If you sell on two or more channels and still update inventory by hand, it will only get harder as you grow. Request a demo to see how this system could work for your mix of sales channels.
FAQs
What is the Amazon Inventory Performance Index (IPI)?
The Inventory Performance Index is Amazon’s score for how efficiently FBA sellers are using fulfillment center storage. It draws from sell-through rate, excess inventory percentage, stranded inventory, and in-stock rate on replenished products. Sellers below 400 face storage limit restrictions, which caps how much stock they can send into Amazon’s fulfillment centers at any given time. Amazon updates IPI scores weekly inside Seller Central.
What’s the difference between stranded and excess inventory on Amazon?
Stranded inventory has no active listing to sell through. Excess inventory has an active listing but isn’t moving fast enough relative to what Amazon is holding. Stranded inventory needs a listing fix or removal order. Excess inventory needs a demand response: a price cut, promotional activity, or a removal order to rebalance stock. Applying the wrong fix to either situation wastes time and leaves the actual problem in place.
When do Amazon aged inventory surcharges apply?
Amazon applies aged inventory surcharges at 181 days and again at 365 days of FBA storage, stacked on top of regular monthly fees. For most categories, running a promotional price reduction or submitting a removal order before the 181-day mark produces a better financial outcome than absorbing the surcharge. Run the math before the clock hits, not after.

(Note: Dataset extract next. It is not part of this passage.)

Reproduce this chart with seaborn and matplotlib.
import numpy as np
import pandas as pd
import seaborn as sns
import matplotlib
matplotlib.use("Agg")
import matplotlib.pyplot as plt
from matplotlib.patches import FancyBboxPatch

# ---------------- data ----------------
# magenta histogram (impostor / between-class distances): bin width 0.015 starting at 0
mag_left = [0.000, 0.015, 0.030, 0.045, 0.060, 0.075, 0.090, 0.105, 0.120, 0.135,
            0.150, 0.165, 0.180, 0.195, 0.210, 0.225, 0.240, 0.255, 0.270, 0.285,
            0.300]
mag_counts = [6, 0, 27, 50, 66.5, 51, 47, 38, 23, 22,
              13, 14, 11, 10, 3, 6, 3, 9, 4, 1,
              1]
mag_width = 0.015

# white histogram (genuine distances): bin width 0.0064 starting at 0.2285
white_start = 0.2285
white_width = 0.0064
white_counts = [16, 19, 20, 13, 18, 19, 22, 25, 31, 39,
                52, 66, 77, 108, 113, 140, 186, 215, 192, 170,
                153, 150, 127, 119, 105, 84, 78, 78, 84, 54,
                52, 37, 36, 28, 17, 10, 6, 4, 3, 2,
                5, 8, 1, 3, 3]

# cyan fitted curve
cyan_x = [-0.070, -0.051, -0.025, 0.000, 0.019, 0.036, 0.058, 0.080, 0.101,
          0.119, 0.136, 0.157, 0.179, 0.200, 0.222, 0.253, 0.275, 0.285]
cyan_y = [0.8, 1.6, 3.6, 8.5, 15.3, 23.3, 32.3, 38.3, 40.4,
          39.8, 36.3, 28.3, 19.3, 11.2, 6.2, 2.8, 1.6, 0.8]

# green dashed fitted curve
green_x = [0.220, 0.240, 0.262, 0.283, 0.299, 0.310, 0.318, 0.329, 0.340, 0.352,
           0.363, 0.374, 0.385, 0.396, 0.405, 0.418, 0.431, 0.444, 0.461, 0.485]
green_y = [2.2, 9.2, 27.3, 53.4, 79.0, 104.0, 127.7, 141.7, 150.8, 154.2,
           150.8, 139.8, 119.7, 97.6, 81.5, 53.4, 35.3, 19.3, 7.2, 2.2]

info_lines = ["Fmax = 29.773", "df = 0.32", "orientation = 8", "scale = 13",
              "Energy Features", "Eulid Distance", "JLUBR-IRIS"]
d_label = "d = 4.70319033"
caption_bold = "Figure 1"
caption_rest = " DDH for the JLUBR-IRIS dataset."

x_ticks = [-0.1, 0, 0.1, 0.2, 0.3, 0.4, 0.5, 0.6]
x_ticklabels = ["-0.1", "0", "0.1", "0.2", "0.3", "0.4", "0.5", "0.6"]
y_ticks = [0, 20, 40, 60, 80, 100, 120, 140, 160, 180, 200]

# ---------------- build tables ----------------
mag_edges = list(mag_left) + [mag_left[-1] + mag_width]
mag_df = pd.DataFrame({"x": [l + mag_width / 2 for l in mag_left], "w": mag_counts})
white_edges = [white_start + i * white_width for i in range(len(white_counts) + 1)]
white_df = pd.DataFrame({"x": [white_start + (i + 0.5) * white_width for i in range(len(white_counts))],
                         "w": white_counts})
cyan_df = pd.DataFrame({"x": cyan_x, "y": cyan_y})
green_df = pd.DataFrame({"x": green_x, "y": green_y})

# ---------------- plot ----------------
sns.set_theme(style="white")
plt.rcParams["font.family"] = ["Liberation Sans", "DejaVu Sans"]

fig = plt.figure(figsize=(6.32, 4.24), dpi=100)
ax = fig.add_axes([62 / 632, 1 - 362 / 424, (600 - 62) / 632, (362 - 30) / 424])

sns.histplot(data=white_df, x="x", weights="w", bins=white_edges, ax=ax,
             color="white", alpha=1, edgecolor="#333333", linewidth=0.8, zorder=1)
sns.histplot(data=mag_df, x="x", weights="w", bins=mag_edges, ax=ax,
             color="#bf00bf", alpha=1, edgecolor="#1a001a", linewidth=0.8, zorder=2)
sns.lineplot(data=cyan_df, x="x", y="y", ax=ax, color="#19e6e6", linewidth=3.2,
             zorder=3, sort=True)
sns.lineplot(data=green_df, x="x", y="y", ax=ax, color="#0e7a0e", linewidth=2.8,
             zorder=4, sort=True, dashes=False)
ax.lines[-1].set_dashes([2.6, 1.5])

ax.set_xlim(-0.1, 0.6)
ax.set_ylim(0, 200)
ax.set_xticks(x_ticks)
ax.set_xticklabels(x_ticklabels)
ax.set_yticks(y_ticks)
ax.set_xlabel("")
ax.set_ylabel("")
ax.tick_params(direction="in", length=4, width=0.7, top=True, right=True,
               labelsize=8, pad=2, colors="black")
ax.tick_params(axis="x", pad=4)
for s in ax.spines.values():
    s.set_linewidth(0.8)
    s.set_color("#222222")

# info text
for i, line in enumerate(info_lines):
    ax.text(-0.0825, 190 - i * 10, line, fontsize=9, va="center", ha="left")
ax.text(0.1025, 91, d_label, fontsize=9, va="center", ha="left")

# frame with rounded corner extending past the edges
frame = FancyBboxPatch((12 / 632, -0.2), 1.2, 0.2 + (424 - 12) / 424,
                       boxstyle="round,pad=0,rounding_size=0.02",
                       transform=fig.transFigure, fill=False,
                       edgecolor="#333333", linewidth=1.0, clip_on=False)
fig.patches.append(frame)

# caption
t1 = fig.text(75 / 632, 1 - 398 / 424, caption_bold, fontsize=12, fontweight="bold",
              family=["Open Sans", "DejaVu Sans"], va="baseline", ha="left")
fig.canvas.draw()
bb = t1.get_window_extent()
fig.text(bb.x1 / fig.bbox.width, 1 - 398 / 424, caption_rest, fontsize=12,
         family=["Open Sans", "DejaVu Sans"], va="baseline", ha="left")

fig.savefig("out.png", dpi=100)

How does multichannel inventory sync work with Amazon FBA?
Multichannel inventory sync means every sale on any connected channel updates your available count across all other channels in near real-time. A unit sold on Shopify reduces your Amazon available inventory automatically, and vice versa. This keeps FBA restock decisions grounded in your actual available stock across the full operation, not just what Seller Central can see. Platforms like Linnworks connect Amazon, Shopify, eBay, and other channels into a single inventory source.
What is FBM inventory management and how does it differ from FBA?
FBM (Fulfilled by Merchant) means you store and ship your own orders instead of using Amazon’s fulfillment centers. No Amazon storage fees, no IPI score mechanics, no restock limit constraints. But FBM orders don’t automatically qualify for Prime, which can affect conversion on certain categories. Many sellers run hybrid operations: FBA for Prime-eligible fast movers, FBM for oversized or slower-moving SKUs where the FBA storage economics don’t work.